食肉培養に関する取り組み(未来社会創造事業との連携)
背景
地球の人口の爆発的な増加や気候変動の影響などによって、2030年頃には世界の食料需給は逼迫すると指摘されています。とくに、新興国などの肉食の需要が増え、肉の生産が追いつかなくなる恐れがあります。その解決策のひとつとして、家畜動物の細胞を抽出して培養し人工食肉(培養肉)を製造する新興技術が注目されており、世界中で研究開発が進められています。日本では、平成30年度にJST未来社会創造事業で初めて公的資金のファンディングを開始しました。
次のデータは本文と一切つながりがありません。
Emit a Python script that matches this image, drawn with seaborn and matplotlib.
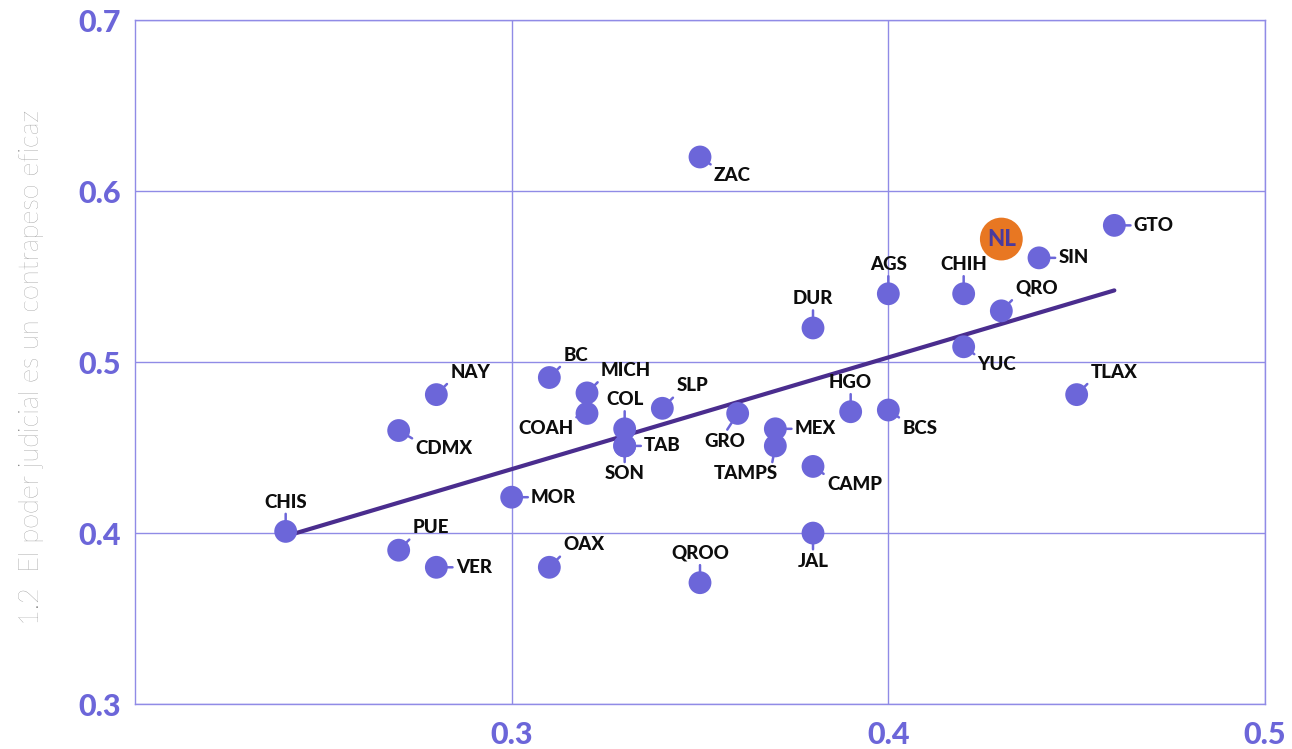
import pandas as pd
import matplotlib.pyplot as plt
import seaborn as sns

# datos
estados = ['CHIS', 'PUE', 'VER', 'NAY', 'CDMX', 'MOR', 'OAX', 'BC', 'MICH', 'COAH',
           'COL', 'TAB', 'SON', 'SLP', 'ZAC', 'QROO', 'GRO', 'MEX', 'TAMPS', 'DUR',
           'CAMP', 'JAL', 'HGO', 'AGS', 'BCS', 'CHIH', 'YUC', 'QRO', 'SIN', 'TLAX',
           'GTO', 'NL']
x_vals = [0.24, 0.27, 0.28, 0.28, 0.27, 0.30, 0.31, 0.31, 0.32, 0.32,
          0.33, 0.33, 0.33, 0.34, 0.35, 0.35, 0.36, 0.37, 0.37, 0.38,
          0.38, 0.38, 0.39, 0.40, 0.40, 0.42, 0.42, 0.43, 0.44, 0.45,
          0.46, 0.43]
y_vals = [0.401, 0.390, 0.380, 0.481, 0.460, 0.421, 0.380, 0.491, 0.482, 0.470,
          0.461, 0.451, 0.451, 0.473, 0.620, 0.371, 0.470, 0.461, 0.451, 0.520,
          0.439, 0.400, 0.471, 0.540, 0.472, 0.540, 0.509, 0.530, 0.561, 0.481,
          0.580, 0.572]
x_ticks = [0.3, 0.4, 0.5]
y_ticks = [0.3, 0.4, 0.5, 0.6, 0.7]
y_titulo = '1.2  El poder judicial es un contrapeso eficaz'
destacado = 'NL'

df = pd.DataFrame({'estado': estados, 'x': x_vals, 'y': y_vals})

# posicion de etiquetas (puntos): dx, dy, ha, va
pos = {
    'CHIS': (0, 15, 'center', 'bottom'), 'PUE': (10, 10, 'left', 'bottom'),
    'VER': (14, 0, 'left', 'center'), 'NAY': (10, 10, 'left', 'bottom'),
    'CDMX': (12, -7, 'left', 'top'), 'MOR': (14, 0, 'left', 'center'),
    'OAX': (10, 10, 'left', 'bottom'), 'BC': (10, 10, 'left', 'bottom'),
    'MICH': (10, 10, 'left', 'bottom'), 'COAH': (-10, -5, 'right', 'top'),
    'COL': (0, 15, 'center', 'bottom'), 'TAB': (14, 0, 'left', 'center'),
    'SON': (0, -14, 'center', 'top'), 'SLP': (10, 10, 'left', 'bottom'),
    'ZAC': (10, -7, 'left', 'top'), 'QROO': (0, 15, 'center', 'bottom'),
    'GRO': (-9, -14, 'center', 'top'), 'MEX': (14, 0, 'left', 'center'),
    'TAMPS': (2, -14, 'right', 'top'), 'DUR': (0, 15, 'center', 'bottom'),
    'CAMP': (10, -7, 'left', 'top'), 'JAL': (0, -14, 'center', 'top'),
    'HGO': (0, 15, 'center', 'bottom'), 'AGS': (0, 15, 'center', 'bottom'),
    'BCS': (10, -7, 'left', 'top'), 'CHIH': (0, 15, 'center', 'bottom'),
    'YUC': (10, -7, 'left', 'top'), 'QRO': (10, 10, 'left', 'bottom'),
    'SIN': (14, 0, 'left', 'center'), 'TLAX': (10, 10, 'left', 'bottom'),
    'GTO': (14, 0, 'left', 'center'),
}

morado = '#6c66d9'
rejilla = '#908be6'
linea = '#4a2d8e'

sns.set_style('white')
plt.rcParams['font.family'] = ['Lato', 'DejaVu Sans']

fig = plt.figure(figsize=(12.92, 7.49), dpi=100)
ax = fig.add_axes([0.1045, 0.06, 0.8746, 0.913])

otros = df[df['estado'] != destacado]
nl = df[df['estado'] == destacado]

sns.regplot(data=df, x='x', y='y', scatter=False, ci=None, truncate=True,
            line_kws={'color': linea, 'lw': 3, 'zorder': 3}, ax=ax)
sns.scatterplot(data=otros, x='x', y='y', s=270, color=morado, edgecolor='none',
                zorder=5, ax=ax)
sns.scatterplot(data=nl, x='x', y='y', s=950, color='#e87722', edgecolor='none',
                zorder=5, ax=ax)
for _, r in nl.iterrows():
    ax.text(r['x'], r['y'], r['estado'], ha='center', va='center', fontsize=16,
            fontweight='black', color='#4b3a9c', zorder=6)

for _, r in otros.iterrows():
    dx, dy, ha, va = pos[r['estado']]
    rx = {'left': 0, 'center': 0.5, 'right': 0.9}[ha]
    ry = {'bottom': 0, 'center': 0.5, 'top': 1}[va]
    ax.annotate(r['estado'], (r['x'], r['y']), xytext=(dx, dy),
                textcoords='offset points', ha=ha, va=va, fontsize=13.5,
                fontweight='black', color='#0d0d0d', zorder=4,
                arrowprops=dict(arrowstyle='-', color=morado, lw=1.8,
                                shrinkA=0, shrinkB=6, relpos=(rx, ry)))

ax.set_xlim(0.2, 0.5)
ax.set_ylim(0.3, 0.7)
ax.set_xticks(x_ticks)
ax.set_yticks(y_ticks)
ax.set_xticklabels([f'{v:.1f}' for v in x_ticks])
ax.set_yticklabels([f'{v:.1f}' for v in y_ticks])
ax.tick_params(axis='both', length=0, labelsize=22, labelcolor=morado)
ax.tick_params(axis='x', pad=12)
ax.tick_params(axis='y', pad=10)
for lab in ax.get_xticklabels() + ax.get_yticklabels():
    lab.set_fontweight('black')
ax.grid(True, color=rejilla, lw=1)
for s in ax.spines.values():
    s.set_color(rejilla)
    s.set_linewidth(1)
ax.set_xlabel('')
ax.set_ylabel('')
fig.text(0.024, 0.509, y_titulo, rotation=90, ha='center', va='center',
         fontsize=19.5, fontweight='light', color='#7d7d7d')

plt.savefig('out.png', dpi=100)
培養肉は、環境問題や動物の福祉、衛生・栄養、食文化の面でもまったく新しい食の革新を起こすのではないか、と言われています。一方で、これまでにはない「モノ」であるからこそ、技術開発とともに、法制度、安全・安心、社会受容、食と農に関する倫理など、社会として解決しなければならない課題も多くあります。
活動内容
JST未来社会創造事業(「持続可能な社会の実現」領域)「将来の環境変化に対応する革新的な食料生産技術の創出」と連携し、食肉培養技術に関する国内外の研究・技術・産業の動向や、法規制・認証制度、環境影響、動物福祉・愛護、食の安全・安心、社会受容性などに関わる情報収集を行い、日本社会の食経験や文化に根差したELSIの論点を抽出する調査活動を行いました。
また、知的財産活動支援、科学技術コミュニケーション、ステークホルダーとの共創の場づくりなどを担うJST内の各部署とも連携し、市民対話フォーラムや国際シンポジウムの開催を通じて、研究者のみならず、さまざまなステークホルダーとの対話と情報発信を行いました。